What is being asked: Leaving out the pictures, transcribe all of the records faithfully.

Source code of charts
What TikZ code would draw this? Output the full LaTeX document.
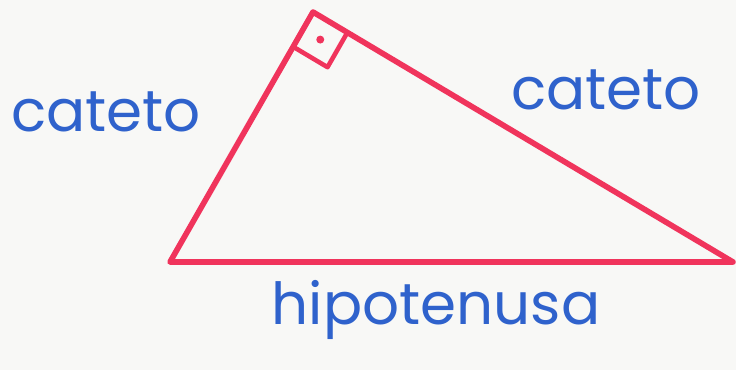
\documentclass[tikz,border=0pt]{standalone}
\usepackage{fontspec}
\setmainfont{Poppins}
\usepackage{tikz}
\usetikzlibrary{calc}
\definecolor{paper}{HTML}{F8F8F6}
\definecolor{markerred}{HTML}{F0345C}
\definecolor{inkblue}{HTML}{2F62CC}
\tikzset{
  leg/.style={draw=markerred, line width=3.2pt, line join=round, line cap=round},
  anglemark/.style={draw=markerred, line width=2.6pt, line join=round},
  label/.style={text=inkblue, font=\fontsize{33}{36}\selectfont, inner sep=0pt}
}
\begin{document}
\begin{tikzpicture}[x=0.02cm, y=-0.02cm]
  \fill[paper] (0,0) rectangle (736,370);
  \coordinate (top) at (313,12);
  \coordinate (bl) at (170,262);
  \coordinate (br) at (733,262);
  % right angle marker
  \coordinate (ma) at ($(top)!0.8cm!(bl)$);
  \coordinate (mb) at ($(top)!0.8cm!(br)$);
  \coordinate (mc) at ($(ma)+(mb)-(top)$);
  \draw[anglemark] (ma) -- (mc) -- (mb);
  \fill[markerred] ($(top)!0.5!(mc)$) circle (4);
  % sides
  \draw[leg] (top) -- (bl) -- (br) -- cycle;
  % texts
  \node[label] (catL) at (106,112) {cateto};
  \node[label] (catR) at (606,90) {cateto};
  \node[label] (hip) at (436,310) {hipotenusa};
\end{tikzpicture}
\end{document}
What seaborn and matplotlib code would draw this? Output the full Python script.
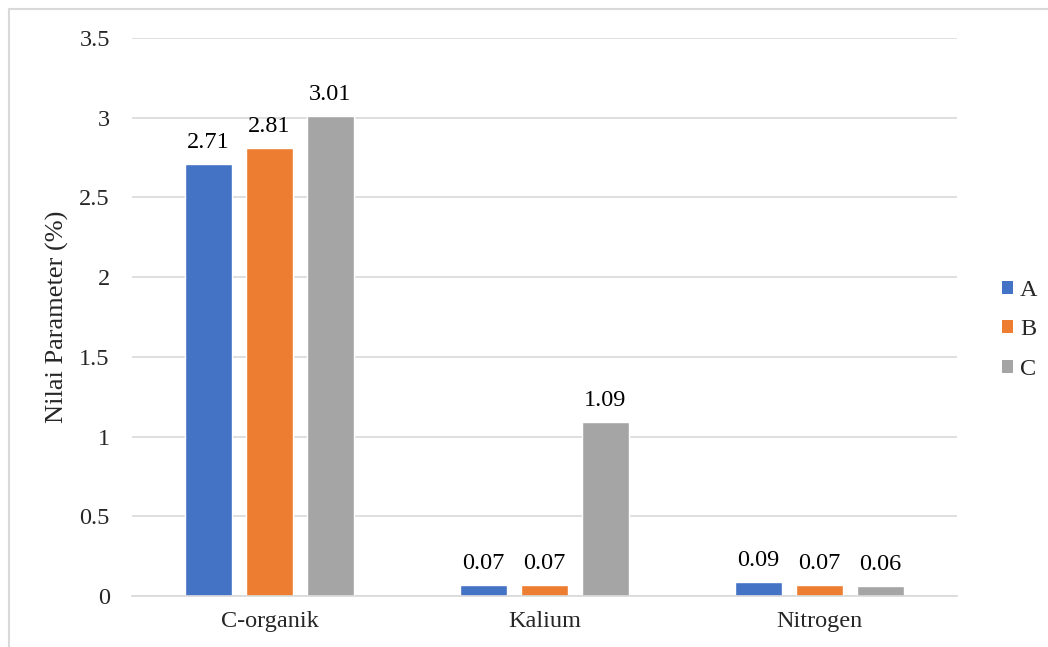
import matplotlib
matplotlib.use("Agg")
import matplotlib.pyplot as plt
import seaborn as sns
import pandas as pd
from matplotlib.lines import Line2D
from matplotlib.patches import Patch

categories = ["C-organik", "Kalium", "Nitrogen"]
series_names = ["A", "B", "C"]
values_A = [2.71, 0.07, 0.09]
values_B = [2.81, 0.07, 0.07]
values_C = [3.01, 1.09, 0.06]
y_ticks = [0, 0.5, 1, 1.5, 2, 2.5, 3, 3.5]
y_tick_labels = ["0", "0.5", "1", "1.5", "2", "2.5", "3", "3.5"]
colors = ["#4472C4", "#ED7D31", "#A5A5A5"]

rows = []
for name, vals in zip(series_names, [values_A, values_B, values_C]):
    for cat, v in zip(categories, vals):
        rows.append({"Parameter": cat, "Seri": name, "Nilai": v})
df = pd.DataFrame(rows)

sns.set_theme(style="white")
plt.rcParams["font.family"] = ["Liberation Serif", "DejaVu Serif"]

FS = 17.5

fig = plt.figure(figsize=(10.48, 6.47), dpi=100)
ax = fig.add_axes([0.126, 0.0788, 0.787, 0.8625])

sns.barplot(data=df, x="Parameter", y="Nilai", hue="Seri", order=categories,
            hue_order=series_names, palette=colors, width=0.665, gap=0.23,
            saturation=1, errorbar=None, legend=False, ax=ax)

for cont in ax.containers:
    ax.bar_label(cont, labels=[f"{b.get_height():.2f}" for b in cont],
                 padding=8, fontsize=FS, color="#000000")

ax.set_ylim(0, 3.5)
ax.set_xlim(-0.5, 2.5)
ax.set_yticks(y_ticks)
ax.set_yticklabels(y_tick_labels, fontsize=FS)
ax.tick_params(axis="x", labelsize=FS, length=0, pad=11)
ax.tick_params(axis="y", length=0, pad=16)
ax.yaxis.grid(True, color="#D9D9D9", linewidth=1.2)
ax.set_axisbelow(True)
for s in ["top", "right", "left"]:
    ax.spines[s].set_visible(False)
ax.spines["bottom"].set_color("#D9D9D9")
ax.spines["bottom"].set_linewidth(1.2)
ax.set_xlabel("")
ax.set_ylabel("Nilai Parameter (%)", fontsize=19)
ax.yaxis.set_label_coords(-0.076, 0.5)

handles = [Patch(facecolor=c, edgecolor="none") for c in colors]
fig.legend(handles, series_names, loc="center left", bbox_to_anchor=(0.935, 0.49),
           frameon=False, fontsize=FS, handlelength=0.45, handleheight=0.45,
           handletextpad=0.3, labelspacing=0.75)

fig.add_artist(Line2D([0.0086, 1.0], [0.986, 0.986], transform=fig.transFigure,
                      color="#D9D9D9", linewidth=1.5))
fig.add_artist(Line2D([0.0086, 0.0086], [0.0, 0.986], transform=fig.transFigure,
                      color="#D9D9D9", linewidth=1.5))

fig.savefig("out.png", dpi=100)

Correct output:
What TikZ code would draw this? Output the full LaTeX document.
\documentclass[tikz,border=0pt]{standalone}
\usepackage{fontspec}
\setmainfont{Poppins}
\usepackage{tikz}
\usetikzlibrary{calc}
\definecolor{paper}{HTML}{F8F8F6}
\definecolor{markerred}{HTML}{F0345C}
\definecolor{inkblue}{HTML}{2F62CC}
\tikzset{
  leg/.style={draw=markerred, line width=3.2pt, line join=round, line cap=round},
  anglemark/.style={draw=markerred, line width=2.6pt, line join=round},
  label/.style={text=inkblue, font=\fontsize{33}{36}\selectfont, inner sep=0pt}
}
\begin{document}
\begin{tikzpicture}[x=0.02cm, y=-0.02cm]
  \fill[paper] (0,0) rectangle (736,370);
  \coordinate (top) at (313,12);
  \coordinate (bl) at (170,262);
  \coordinate (br) at (733,262);
  % right angle marker
  \coordinate (ma) at ($(top)!0.8cm!(bl)$);
  \coordinate (mb) at ($(top)!0.8cm!(br)$);
  \coordinate (mc) at ($(ma)+(mb)-(top)$);
  \draw[anglemark] (ma) -- (mc) -- (mb);
  \fill[markerred] ($(top)!0.5!(mc)$) circle (4);
  % sides
  \draw[leg] (top) -- (bl) -- (br) -- cycle;
  % texts
  \node[label] (catL) at (106,112) {cateto};
  \node[label] (catR) at (606,90) {cateto};
  \node[label] (hip) at (436,310) {hipotenusa};
\end{tikzpicture}
\end{document}
What seaborn and matplotlib code would draw this? Output the full Python script.
import matplotlib
matplotlib.use("Agg")
import matplotlib.pyplot as plt
import seaborn as sns
import pandas as pd
from matplotlib.lines import Line2D
from matplotlib.patches import Patch

categories = ["C-organik", "Kalium", "Nitrogen"]
series_names = ["A", "B", "C"]
values_A = [2.71, 0.07, 0.09]
values_B = [2.81, 0.07, 0.07]
values_C = [3.01, 1.09, 0.06]
y_ticks = [0, 0.5, 1, 1.5, 2, 2.5, 3, 3.5]
y_tick_labels = ["0", "0.5", "1", "1.5", "2", "2.5", "3", "3.5"]
colors = ["#4472C4", "#ED7D31", "#A5A5A5"]

rows = []
for name, vals in zip(series_names, [values_A, values_B, values_C]):
    for cat, v in zip(categories, vals):
        rows.append({"Parameter": cat, "Seri": name, "Nilai": v})
df = pd.DataFrame(rows)

sns.set_theme(style="white")
plt.rcParams["font.family"] = ["Liberation Serif", "DejaVu Serif"]

FS = 17.5

fig = plt.figure(figsize=(10.48, 6.47), dpi=100)
ax = fig.add_axes([0.126, 0.0788, 0.787, 0.8625])

sns.barplot(data=df, x="Parameter", y="Nilai", hue="Seri", order=categories,
            hue_order=series_names, palette=colors, width=0.665, gap=0.23,
            saturation=1, errorbar=None, legend=False, ax=ax)

for cont in ax.containers:
    ax.bar_label(cont, labels=[f"{b.get_height():.2f}" for b in cont],
                 padding=8, fontsize=FS, color="#000000")

ax.set_ylim(0, 3.5)
ax.set_xlim(-0.5, 2.5)
ax.set_yticks(y_ticks)
ax.set_yticklabels(y_tick_labels, fontsize=FS)
ax.tick_params(axis="x", labelsize=FS, length=0, pad=11)
ax.tick_params(axis="y", length=0, pad=16)
ax.yaxis.grid(True, color="#D9D9D9", linewidth=1.2)
ax.set_axisbelow(True)
for s in ["top", "right", "left"]:
    ax.spines[s].set_visible(False)
ax.spines["bottom"].set_color("#D9D9D9")
ax.spines["bottom"].set_linewidth(1.2)
ax.set_xlabel("")
ax.set_ylabel("Nilai Parameter (%)", fontsize=19)
ax.yaxis.set_label_coords(-0.076, 0.5)

handles = [Patch(facecolor=c, edgecolor="none") for c in colors]
fig.legend(handles, series_names, loc="center left", bbox_to_anchor=(0.935, 0.49),
           frameon=False, fontsize=FS, handlelength=0.45, handleheight=0.45,
           handletextpad=0.3, labelspacing=0.75)

fig.add_artist(Line2D([0.0086, 1.0], [0.986, 0.986], transform=fig.transFigure,
                      color="#D9D9D9", linewidth=1.5))
fig.add_artist(Line2D([0.0086, 0.0086], [0.0, 0.986], transform=fig.transFigure,
                      color="#D9D9D9", linewidth=1.5))

fig.savefig("out.png", dpi=100)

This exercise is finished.